WHAT YOU WILL DO »
Every line from the one holding "Recreate this image" through the one holding "from bokeh.resources import INLINE" should be returned exactly, both included; the pictures should not.

RECORDS FOR THE TASK »
## start
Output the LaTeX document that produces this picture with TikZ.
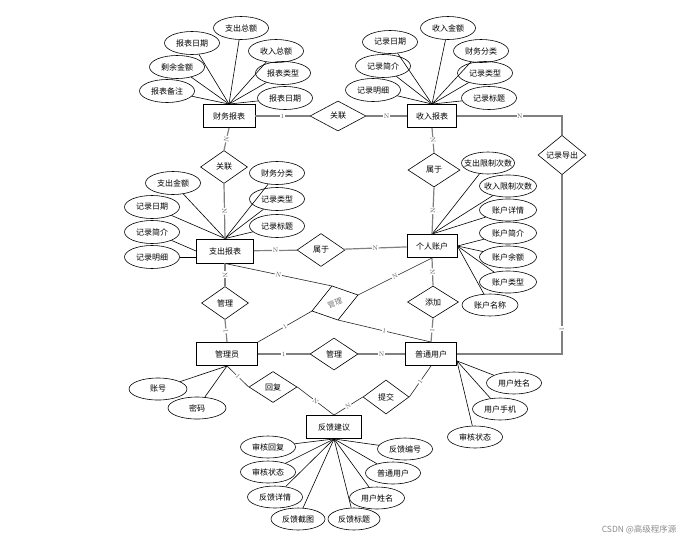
## end
## start
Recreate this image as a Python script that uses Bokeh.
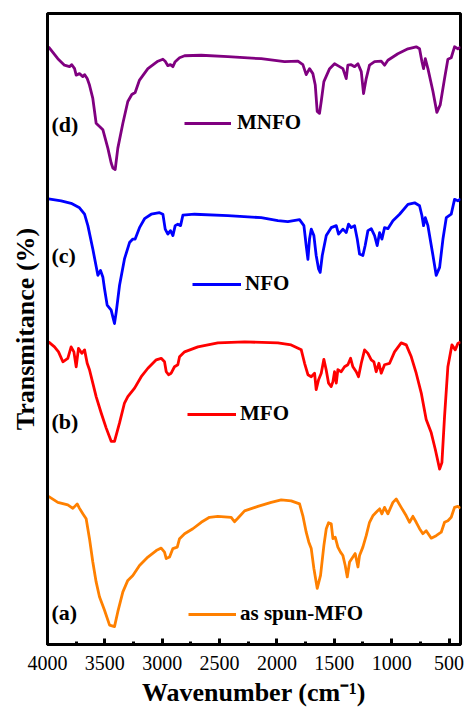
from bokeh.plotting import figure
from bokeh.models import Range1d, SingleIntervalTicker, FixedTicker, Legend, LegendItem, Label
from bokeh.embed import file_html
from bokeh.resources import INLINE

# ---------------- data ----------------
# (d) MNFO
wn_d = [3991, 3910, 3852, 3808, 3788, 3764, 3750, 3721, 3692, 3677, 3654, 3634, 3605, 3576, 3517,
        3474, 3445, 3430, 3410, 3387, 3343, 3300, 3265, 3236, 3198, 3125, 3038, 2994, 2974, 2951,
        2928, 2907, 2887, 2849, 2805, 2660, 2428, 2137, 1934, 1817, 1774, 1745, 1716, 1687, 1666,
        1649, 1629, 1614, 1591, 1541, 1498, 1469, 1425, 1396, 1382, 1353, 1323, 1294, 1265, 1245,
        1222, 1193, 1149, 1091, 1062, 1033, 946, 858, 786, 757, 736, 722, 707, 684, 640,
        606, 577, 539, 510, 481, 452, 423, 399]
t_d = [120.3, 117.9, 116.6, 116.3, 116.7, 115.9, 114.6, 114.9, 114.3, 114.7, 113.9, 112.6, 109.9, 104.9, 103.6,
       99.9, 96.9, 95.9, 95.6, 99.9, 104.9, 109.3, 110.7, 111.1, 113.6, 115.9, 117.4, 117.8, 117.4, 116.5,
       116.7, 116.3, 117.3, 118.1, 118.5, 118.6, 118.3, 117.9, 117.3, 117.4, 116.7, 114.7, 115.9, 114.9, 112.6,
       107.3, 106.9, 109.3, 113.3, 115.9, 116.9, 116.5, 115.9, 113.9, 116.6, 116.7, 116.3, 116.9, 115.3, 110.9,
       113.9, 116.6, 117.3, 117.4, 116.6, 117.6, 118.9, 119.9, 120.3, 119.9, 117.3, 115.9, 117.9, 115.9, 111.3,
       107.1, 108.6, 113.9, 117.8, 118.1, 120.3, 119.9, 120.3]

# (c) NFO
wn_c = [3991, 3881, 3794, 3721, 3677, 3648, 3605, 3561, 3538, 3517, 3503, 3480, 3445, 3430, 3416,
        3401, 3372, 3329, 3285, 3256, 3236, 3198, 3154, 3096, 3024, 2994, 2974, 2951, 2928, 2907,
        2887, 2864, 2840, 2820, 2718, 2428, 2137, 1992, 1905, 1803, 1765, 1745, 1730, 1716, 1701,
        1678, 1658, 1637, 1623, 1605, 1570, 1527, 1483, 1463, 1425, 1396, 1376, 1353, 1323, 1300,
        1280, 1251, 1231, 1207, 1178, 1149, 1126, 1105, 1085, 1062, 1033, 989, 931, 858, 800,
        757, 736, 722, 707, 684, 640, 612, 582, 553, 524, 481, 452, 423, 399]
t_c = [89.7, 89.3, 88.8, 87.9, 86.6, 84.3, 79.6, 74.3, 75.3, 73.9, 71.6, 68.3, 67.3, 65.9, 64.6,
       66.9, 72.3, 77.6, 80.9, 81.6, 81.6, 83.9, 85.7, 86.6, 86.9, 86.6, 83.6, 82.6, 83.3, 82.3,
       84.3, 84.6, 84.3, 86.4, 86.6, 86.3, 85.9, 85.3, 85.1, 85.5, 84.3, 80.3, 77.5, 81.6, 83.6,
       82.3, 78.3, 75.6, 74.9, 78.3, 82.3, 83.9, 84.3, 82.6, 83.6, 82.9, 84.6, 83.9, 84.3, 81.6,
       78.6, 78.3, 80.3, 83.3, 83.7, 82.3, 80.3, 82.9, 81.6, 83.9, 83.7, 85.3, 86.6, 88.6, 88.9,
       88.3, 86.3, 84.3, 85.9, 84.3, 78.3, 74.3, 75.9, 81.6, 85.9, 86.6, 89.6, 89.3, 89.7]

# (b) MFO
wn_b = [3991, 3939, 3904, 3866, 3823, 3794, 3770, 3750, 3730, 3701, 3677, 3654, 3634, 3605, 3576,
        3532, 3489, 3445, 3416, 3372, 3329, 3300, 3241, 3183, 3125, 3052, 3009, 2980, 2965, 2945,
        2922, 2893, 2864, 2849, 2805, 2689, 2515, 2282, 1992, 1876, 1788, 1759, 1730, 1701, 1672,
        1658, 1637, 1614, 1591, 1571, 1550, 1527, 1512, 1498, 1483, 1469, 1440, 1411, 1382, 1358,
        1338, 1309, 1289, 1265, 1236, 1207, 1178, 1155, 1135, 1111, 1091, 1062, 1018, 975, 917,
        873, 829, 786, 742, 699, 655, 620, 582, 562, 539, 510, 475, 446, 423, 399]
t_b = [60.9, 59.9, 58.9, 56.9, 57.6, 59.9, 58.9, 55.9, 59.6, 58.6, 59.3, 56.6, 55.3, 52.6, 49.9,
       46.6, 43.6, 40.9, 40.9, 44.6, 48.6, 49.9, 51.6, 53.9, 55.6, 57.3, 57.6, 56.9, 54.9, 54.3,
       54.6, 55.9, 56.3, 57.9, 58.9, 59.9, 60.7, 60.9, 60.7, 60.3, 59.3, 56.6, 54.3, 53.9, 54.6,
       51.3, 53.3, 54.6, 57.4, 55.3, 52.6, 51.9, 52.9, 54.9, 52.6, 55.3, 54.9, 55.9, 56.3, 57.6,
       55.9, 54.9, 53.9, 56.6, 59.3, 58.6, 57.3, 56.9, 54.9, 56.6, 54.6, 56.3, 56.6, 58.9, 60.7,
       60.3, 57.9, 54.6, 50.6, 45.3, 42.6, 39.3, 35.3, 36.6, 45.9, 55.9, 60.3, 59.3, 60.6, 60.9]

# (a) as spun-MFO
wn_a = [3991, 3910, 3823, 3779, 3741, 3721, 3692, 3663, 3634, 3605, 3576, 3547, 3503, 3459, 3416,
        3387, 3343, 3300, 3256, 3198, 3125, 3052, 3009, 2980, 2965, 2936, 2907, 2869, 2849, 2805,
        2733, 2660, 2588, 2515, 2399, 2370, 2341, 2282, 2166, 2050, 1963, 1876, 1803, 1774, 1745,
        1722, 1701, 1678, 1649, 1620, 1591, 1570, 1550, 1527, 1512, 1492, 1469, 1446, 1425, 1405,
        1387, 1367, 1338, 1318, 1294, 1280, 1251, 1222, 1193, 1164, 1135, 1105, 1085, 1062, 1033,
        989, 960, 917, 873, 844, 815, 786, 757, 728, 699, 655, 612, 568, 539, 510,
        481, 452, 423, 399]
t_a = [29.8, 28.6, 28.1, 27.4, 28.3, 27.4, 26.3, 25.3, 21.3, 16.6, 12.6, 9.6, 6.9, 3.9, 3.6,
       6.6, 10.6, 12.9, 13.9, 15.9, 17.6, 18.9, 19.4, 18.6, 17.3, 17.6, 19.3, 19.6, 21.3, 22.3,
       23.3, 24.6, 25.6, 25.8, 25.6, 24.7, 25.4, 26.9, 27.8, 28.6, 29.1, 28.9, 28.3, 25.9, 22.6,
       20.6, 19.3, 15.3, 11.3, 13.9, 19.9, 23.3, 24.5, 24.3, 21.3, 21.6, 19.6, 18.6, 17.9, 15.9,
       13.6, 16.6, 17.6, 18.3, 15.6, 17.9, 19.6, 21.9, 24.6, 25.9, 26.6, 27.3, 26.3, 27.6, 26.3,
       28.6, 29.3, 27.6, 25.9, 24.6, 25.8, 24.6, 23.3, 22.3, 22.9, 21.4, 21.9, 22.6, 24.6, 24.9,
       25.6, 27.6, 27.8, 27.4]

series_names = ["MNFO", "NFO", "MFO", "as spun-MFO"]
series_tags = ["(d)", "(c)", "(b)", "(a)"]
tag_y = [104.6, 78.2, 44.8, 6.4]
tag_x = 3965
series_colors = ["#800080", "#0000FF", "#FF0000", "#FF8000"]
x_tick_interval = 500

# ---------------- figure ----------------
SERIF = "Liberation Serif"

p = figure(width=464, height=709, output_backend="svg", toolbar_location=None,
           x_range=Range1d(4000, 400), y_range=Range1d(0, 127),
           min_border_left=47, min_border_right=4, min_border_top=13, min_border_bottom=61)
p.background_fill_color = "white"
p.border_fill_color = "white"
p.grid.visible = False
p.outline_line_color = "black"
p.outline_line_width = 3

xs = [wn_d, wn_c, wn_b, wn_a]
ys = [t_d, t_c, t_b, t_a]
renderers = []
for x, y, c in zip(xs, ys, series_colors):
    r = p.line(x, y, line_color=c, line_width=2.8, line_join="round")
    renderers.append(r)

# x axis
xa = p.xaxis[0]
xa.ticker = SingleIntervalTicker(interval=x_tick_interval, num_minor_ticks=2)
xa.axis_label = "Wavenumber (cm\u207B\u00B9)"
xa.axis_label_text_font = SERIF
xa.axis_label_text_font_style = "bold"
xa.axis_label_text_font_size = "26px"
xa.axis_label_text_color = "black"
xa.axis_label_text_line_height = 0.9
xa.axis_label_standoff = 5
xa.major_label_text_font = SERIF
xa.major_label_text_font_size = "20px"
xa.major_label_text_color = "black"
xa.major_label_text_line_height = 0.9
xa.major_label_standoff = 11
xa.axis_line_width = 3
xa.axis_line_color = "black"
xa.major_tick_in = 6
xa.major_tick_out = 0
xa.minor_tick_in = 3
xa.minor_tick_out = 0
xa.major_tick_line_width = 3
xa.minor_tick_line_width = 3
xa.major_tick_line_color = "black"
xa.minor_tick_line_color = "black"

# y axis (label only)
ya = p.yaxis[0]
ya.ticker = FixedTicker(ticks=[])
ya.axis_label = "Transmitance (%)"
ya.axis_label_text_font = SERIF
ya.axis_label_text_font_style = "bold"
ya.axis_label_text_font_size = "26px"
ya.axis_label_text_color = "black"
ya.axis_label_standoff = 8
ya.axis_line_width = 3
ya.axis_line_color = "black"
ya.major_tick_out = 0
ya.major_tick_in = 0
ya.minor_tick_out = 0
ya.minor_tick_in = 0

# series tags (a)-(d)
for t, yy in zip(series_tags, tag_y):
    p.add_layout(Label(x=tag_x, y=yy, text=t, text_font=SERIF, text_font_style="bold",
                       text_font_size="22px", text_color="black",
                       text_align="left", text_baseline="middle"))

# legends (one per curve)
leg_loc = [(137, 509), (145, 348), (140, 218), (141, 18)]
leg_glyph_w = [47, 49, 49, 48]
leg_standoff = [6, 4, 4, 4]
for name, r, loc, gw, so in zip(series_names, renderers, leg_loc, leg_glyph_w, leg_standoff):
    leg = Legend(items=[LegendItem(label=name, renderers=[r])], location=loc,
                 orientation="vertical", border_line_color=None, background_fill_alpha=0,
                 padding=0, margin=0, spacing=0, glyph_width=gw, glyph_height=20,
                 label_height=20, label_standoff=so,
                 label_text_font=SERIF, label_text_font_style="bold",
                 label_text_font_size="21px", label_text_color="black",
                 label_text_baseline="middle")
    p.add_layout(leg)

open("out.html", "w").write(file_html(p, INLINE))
## end
WRITTEN REPLY »
Recreate this image as a Python script that uses Bokeh.
from bokeh.plotting import figure
from bokeh.models import Range1d, SingleIntervalTicker, FixedTicker, Legend, LegendItem, Label
from bokeh.embed import file_html
from bokeh.resources import INLINE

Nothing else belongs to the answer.